Curriculum Learning for ab initio Deep Learned Refractive Optics

TL;DR

This paper introduces a curriculum learning-based method for designing complex optical lenses from scratch using deep learning, enabling fully automatic creation of advanced imaging systems without initial design constraints.

Contribution

It presents the first ab initio deep learning approach for compound lens design using curriculum learning, removing the need for human-designed initial structures.

Findings

Successfully designed classical imaging lenses automatically.

Created a large field-of-view extended depth-of-field lens.

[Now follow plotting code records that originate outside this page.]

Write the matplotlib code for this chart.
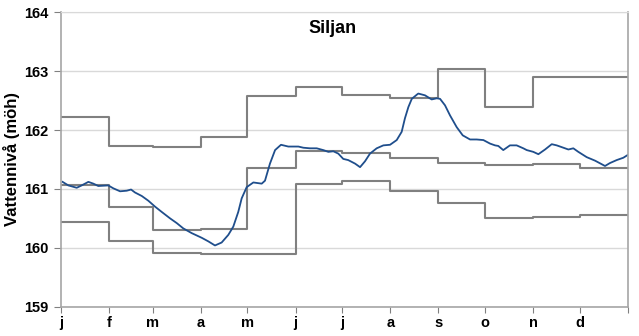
import matplotlib
matplotlib.use('Agg')
import matplotlib.pyplot as plt
import numpy as np

plt.rcParams['font.family'] = ['Liberation Sans', 'DejaVu Sans']

# month starts (day of year) and labels
month_start = [0, 31, 59, 90, 120, 151, 181, 212, 243, 273, 304, 334, 365]
month_labels = ['j', 'f', 'm', 'a', 'm', 'j', 'j', 'a', 's', 'o', 'n', 'd']

# monthly statistics (step lines)
level_max = [162.22, 161.73, 161.72, 161.88, 162.58, 162.73,
             162.59, 162.54, 163.04, 162.40, 162.90, 162.90]
level_med = [161.07, 160.69, 160.31, 160.32, 161.36, 161.65,
             161.61, 161.52, 161.44, 161.41, 161.42, 161.35]
level_min = [160.44, 160.12, 159.91, 159.89, 159.90, 161.09,
             161.14, 160.96, 160.76, 160.51, 160.53, 160.56]

# current year water level
day = [1, 4.7, 10.1, 13.3, 17.6, 20.8, 24, 30.4, 33.7, 38, 42.3, 45.1, 47.6,
       52, 56.2, 60.5, 64.8, 70.2, 74.5, 78.7, 84.1, 90.6, 94.8, 99.1, 103.4,
       107.7, 110.9, 114.1, 116.3, 119.5, 123.8, 129.2, 131.3, 134.5, 137.8,
       141.6, 146.3, 152.8, 156, 160.3, 164.6, 168.8, 172.1, 175.3, 178.5,
       181.7, 184.9, 189.3, 192.5, 195.7, 198.9, 203.2, 207.5, 211.8, 216.1,
       219.3, 221.4, 223.6, 225.8, 229, 230, 234.3, 238.6, 241.9, 244, 247.2,
       250.4, 254.7, 258.6, 263.3, 267.6, 271.9, 276.2, 279.4, 281.5, 284.7,
       289, 293.3, 297.6, 299.8, 304, 307.3, 311.6, 315.9, 319.1, 323.4,
       326.6, 329.8, 333, 338.4, 343.8, 350.2, 353.4, 357.7, 362, 365]
level = [161.12, 161.06, 161.02, 161.06, 161.12, 161.09, 161.05, 161.06,
         161.01, 160.96, 160.97, 160.99, 160.94, 160.88, 160.80, 160.70,
         160.61, 160.50, 160.42, 160.33, 160.25, 160.17, 160.11, 160.04,
         160.09, 160.22, 160.36, 160.61, 160.84, 161.03, 161.11, 161.09,
         161.14, 161.43, 161.66, 161.75, 161.72, 161.72, 161.70, 161.69,
         161.69, 161.66, 161.63, 161.64, 161.60, 161.51, 161.49, 161.43,
         161.37, 161.47, 161.60, 161.69, 161.74, 161.75, 161.83, 161.97,
         162.20, 162.39, 162.53, 162.60, 162.62, 162.59, 162.52, 162.54,
         162.53, 162.42, 162.25, 162.05, 161.91, 161.84, 161.84, 161.83,
         161.77, 161.74, 161.73, 161.66, 161.74, 161.74, 161.69, 161.66,
         161.63, 161.59, 161.67, 161.76, 161.74, 161.70, 161.67, 161.69,
         161.63, 161.54, 161.48, 161.39, 161.44, 161.49, 161.53, 161.58]

fig = plt.figure(figsize=(6.39, 3.36), dpi=100)
ax = fig.add_axes([0.0955, 0.0872, 0.8873, 0.8762])

gray = '#808080'
for vals in (level_max, level_med, level_min):
    ax.step(month_start, vals + [vals[-1]], where='post', color=gray, lw=1.5)
ax.plot(day, level, color='#1f4e8c', lw=1.3)

ax.set_xlim(0, 365)
ax.set_ylim(159, 164)
ax.set_yticks([159, 160, 161, 162, 163, 164])
ax.yaxis.grid(True, color='#d9d9d9', lw=1)
ax.set_axisbelow(True)

ax.set_xticks(month_start)
ax.set_xticklabels(month_labels + [''])
ax.tick_params(axis='x', length=4, color=gray, pad=3)
ax.tick_params(axis='y', length=5, color=gray, pad=4)
for lab in ax.get_xticklabels() + ax.get_yticklabels():
    lab.set_fontweight('bold')
    lab.set_fontsize(10.5)

for s in ('left', 'bottom', 'right'):
    ax.spines[s].set_color('#a6a6a6')
    ax.spines[s].set_linewidth(1.2)
ax.spines['top'].set_color('#d9d9d9')

ax.set_ylabel('Vattennivå (möh)', fontsize=12, fontweight='bold', labelpad=3)
ax.text(0.478, 0.975, 'Siljan', transform=ax.transAxes, ha='center', va='top',
        fontsize=13, fontweight='bold')

fig.savefig('out.png', dpi=100)
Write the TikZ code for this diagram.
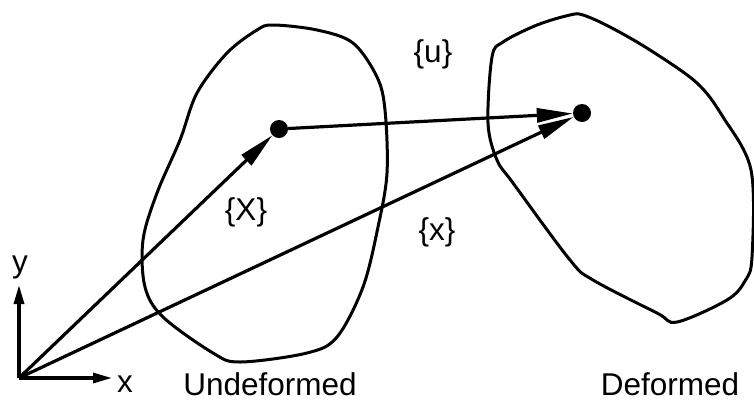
\documentclass[tikz,border=0pt]{standalone}
\usepackage{fontspec}
\setmainfont{Liberation Sans}
\usetikzlibrary{arrows.meta}
\begin{document}
\begin{tikzpicture}[x=1pt,y=-1pt,
  blob/.style={line width=3pt, smooth cycle, tension=0.55},
  vec/.style={line width=3.2pt, -{Triangle[length=36pt,width=14pt]}},
  axis/.style={line width=3.2pt, -{Triangle[length=19pt,width=10pt]}},
  dot/.style={circle, fill=black, inner sep=0pt, minimum size=18pt},
  lbl/.style={inner sep=0pt, anchor=base, font=\fontsize{31.5}{36}\selectfont}]
\useasboundingbox (0,0) rectangle (754,400);
% bodies
\draw[blob] plot coordinates {(273,25) (317,30) (353,43) (377,77) (385,110) (387,173) (378,227) (363,287) (337,337) (307,353) (240,362) (213,353) (163,317) (145,287) (143,240) (157,193) (180,140) (197,93) (227,53) (257,30)};
\draw[blob] plot coordinates {(583,15) (610,27) (650,50) (697,83) (723,117) (751,170) (752,257) (745,281) (727,300) (677,322) (657,313) (593,280) (570,260) (513,183) (497,160) (488,123) (492,57) (503,42) (537,25) (570,15)};
% points
\coordinate (O) at (19,378);
\coordinate (xe) at (112,378);
\coordinate (ye) at (19,285);
\node[dot] (P) at (279,129) {};
\node[dot] (Q) at (582,113) {};
% axes
\draw[axis] (O) -- (xe);
\draw[axis] (O) -- (ye);
% vectors
\draw[vec] (O) -- (P);
\draw[vec] (O) -- (Q);
\draw[vec] (P) -- (Q);
% labels
\node[lbl] (ly) at (20,272) {y};
\node[lbl] (lx) at (125,392) {x};
\node[lbl] (lu) at (433,62) {\{u\}};
\node[lbl] (lX) at (246,220) {\{X\}};
\node[lbl] (lxx) at (437,240) {\{x\}};
\node[lbl] (lund) at (270,395) {Undeformed};
\node[lbl] (ldef) at (670,395) {Deformed};
\end{tikzpicture}
\end{document}
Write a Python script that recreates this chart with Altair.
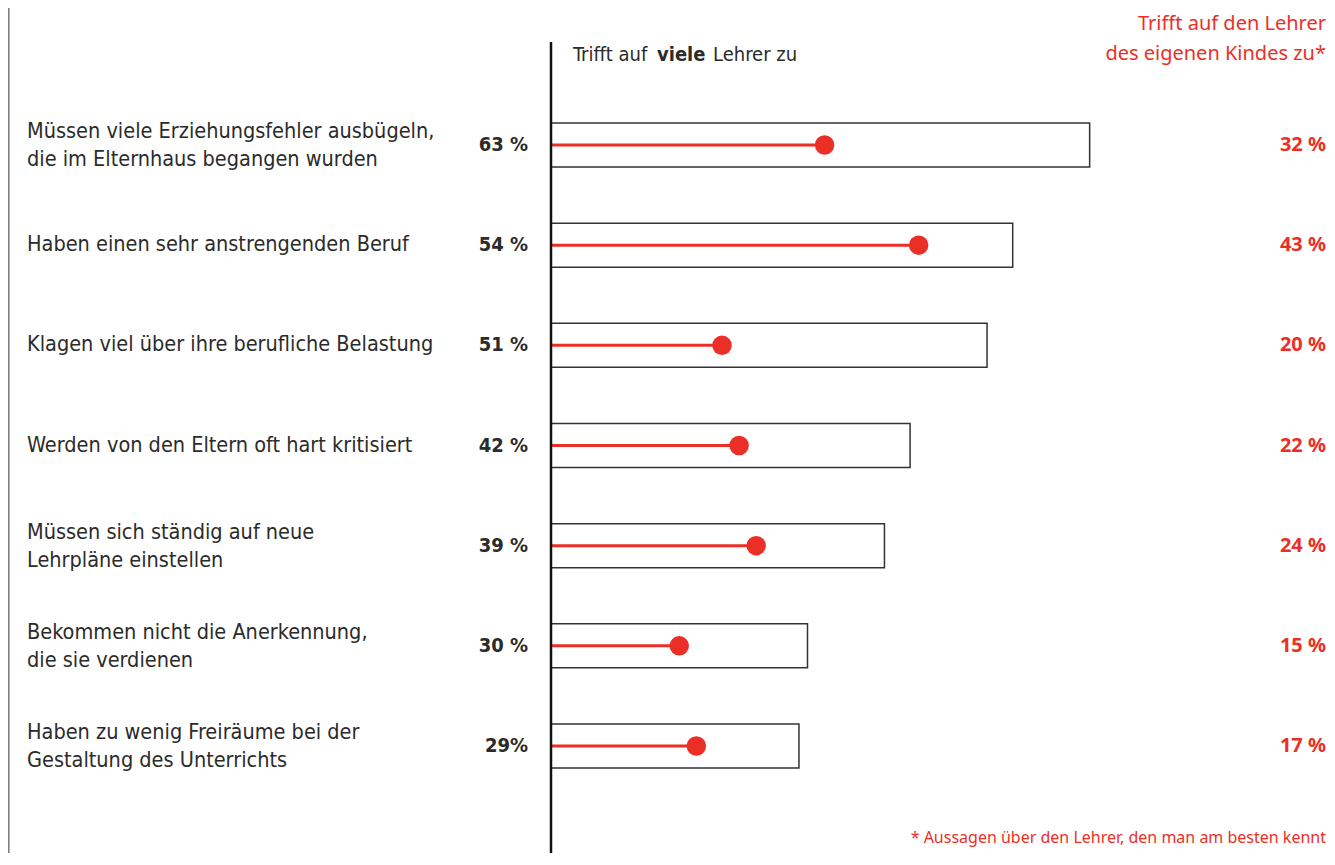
import altair as alt
import pandas as pd

categories = [
    "Müssen viele Erziehungsfehler ausbügeln,\ndie im Elternhaus begangen wurden",
    "Haben einen sehr anstrengenden Beruf",
    "Klagen viel über ihre berufliche Belastung",
    "Werden von den Eltern oft hart kritisiert",
    "Müssen sich ständig auf neue\nLehrpläne einstellen",
    "Bekommen nicht die Anerkennung,\ndie sie verdienen",
    "Haben zu wenig Freiräume bei der\nGestaltung des Unterrichts",
]
viele = [63, 54, 51, 42, 39, 30, 29]
eigen = [32, 43, 20, 22, 24, 15, 17]
viele_labels = ["63 %", "54 %", "51 %", "42 %", "39 %", "30 %", "29%"]
eigen_labels = ["32 %", "43 %", "20 %", "22 %", "24 %", "15 %", "17 %"]

header_left = ["Trifft auf", "viele", "Lehrer zu"]
header_right = "Trifft auf den Lehrer\ndes eigenen Kindes zu*"
footnote = "* Aussagen über den Lehrer, den man am besten kennt"

RED = "#ec2f26"
DARK = "#2b2b2b"
COND = "DejaVu Sans Condensed, Liberation Sans Narrow, Roboto, sans-serif"
REG = "Noto Sans, Open Sans, sans-serif"

df = pd.DataFrame({
    "cat": categories,
    "viele": viele,
    "eigen": eigen,
    "vl": viele_labels,
    "el": eigen_labels,
})
one = pd.DataFrame({"k": [0]})

xscale = alt.Scale(domain=[0, 90.76], nice=False, zero=True)
x_enc = alt.X("viele:Q", scale=xscale, axis=None)
x_eig = alt.X("eigen:Q", scale=xscale, axis=None)
y_enc = alt.Y("cat:N", sort=categories,
              scale=alt.Scale(domain=categories, range=[86.9, 788.1], paddingInner=0, paddingOuter=0),
              axis=None)

base = alt.Chart(df)

bars = base.mark_bar(size=44, fill="white", stroke="#333333", strokeWidth=1.5).encode(x=x_enc, y=y_enc)

lines = base.mark_rule(color=RED, strokeWidth=3).encode(x=x_eig, x2=alt.value(0), y=y_enc)

dots = base.mark_circle(size=380, color=RED, opacity=1).encode(x=x_eig, y=y_enc)

multi = "indexof(datum.cat, '\\n') >= 0"
cat_text1 = base.transform_filter("!(" + multi + ")").mark_text(
    align="left", baseline="middle", lineBreak="\n", font=COND,
    fontSize=21.5, color=DARK, lineHeight=28).encode(
    x=alt.value(-524), y=y_enc, text="cat:N")
cat_text2 = base.transform_filter(multi).mark_text(
    align="left", baseline="middle", lineBreak="\n", font=COND,
    fontSize=21.5, color=DARK, lineHeight=28, dy=-13).encode(
    x=alt.value(-524), y=y_enc, text="cat:N")

viele_text = base.mark_text(align="right", baseline="middle", font=COND, fontSize=20,
                            fontWeight="bold", color=DARK).encode(
    x=alt.value(-23), y=y_enc, text="vl:N")

eigen_text = base.mark_text(align="right", baseline="middle", font=REG, fontSize=20,
                            fontWeight="bold", color=RED).encode(
    x=alt.value(775), y=y_enc, text="el:N")

ann = alt.Chart(one)

axis_line = ann.mark_rule(color="#111111", strokeWidth=2.5).encode(
    x=alt.value(0), y=alt.value(34), y2=alt.value(845))

border_line = ann.mark_rule(color="#777777", strokeWidth=1.5).encode(
    x=alt.value(-542.2), y=alt.value(0), y2=alt.value(845))

hdr1 = ann.mark_text(align="left", baseline="middle", font=COND, fontSize=20,
                     color=DARK).encode(
    x=alt.value(22), y=alt.value(47), text=alt.value(header_left[0]))
hdr2 = ann.mark_text(align="left", baseline="middle", font=COND, fontSize=20,
                     fontWeight="bold", color=DARK).encode(
    x=alt.value(106), y=alt.value(47), text=alt.value(header_left[1]))
hdr3 = ann.mark_text(align="left", baseline="middle", font=COND, fontSize=20,
                     color=DARK).encode(
    x=alt.value(162), y=alt.value(47), text=alt.value(header_left[2]))

rhdr = ann.mark_text(align="right", baseline="middle", font=REG, fontSize=20,
                     fontWeight="normal", color=RED, lineBreak="\n", lineHeight=30).encode(
    x=alt.value(775), y=alt.value(16), text=alt.value(header_right))

foot = ann.mark_text(align="right", baseline="middle", font=REG, fontSize=16,
                     fontWeight="normal", color=RED).encode(
    x=alt.value(775), y=alt.value(830), text=alt.value(footnote))

chart = alt.layer(
    border_line, bars, lines, dots, axis_line, cat_text1, cat_text2, viele_text, eigen_text,
    hdr1, hdr2, hdr3, rhdr, foot
).properties(
    width=776, height=845,
    padding={"left": 543, "top": 0, "right": 0, "bottom": 0},
    autosize=alt.AutoSizeParams(type="none"),
    background="white",
).configure_view(strokeWidth=0, stroke="transparent")

chart.save("out.html", embed_options={"renderer": "svg", "actions": False})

Achieved highly aspheric surfaces in compact form factors.

Abstract

Deep optical optimization has recently emerged as a new paradigm for designing computational imaging systems using only the output image as the objective. However, it has been limited to either simple optical systems consisting of a single element such as a diffractive optical element (DOE) or metalens, or the fine-tuning of compound lenses from good initial designs. Here we present a DeepLens design method based on curriculum learning, which is able to learn optical designs of compound lenses ab initio from randomly initialized surfaces without human intervention, therefore overcoming the need for a good initial design. We demonstrate the effectiveness of our approach by fully automatically designing both classical imaging lenses and a large field-of-view extended depth-of-field computational lens in a cellphone-style form factor, with highly aspheric surfaces and a short back focal length.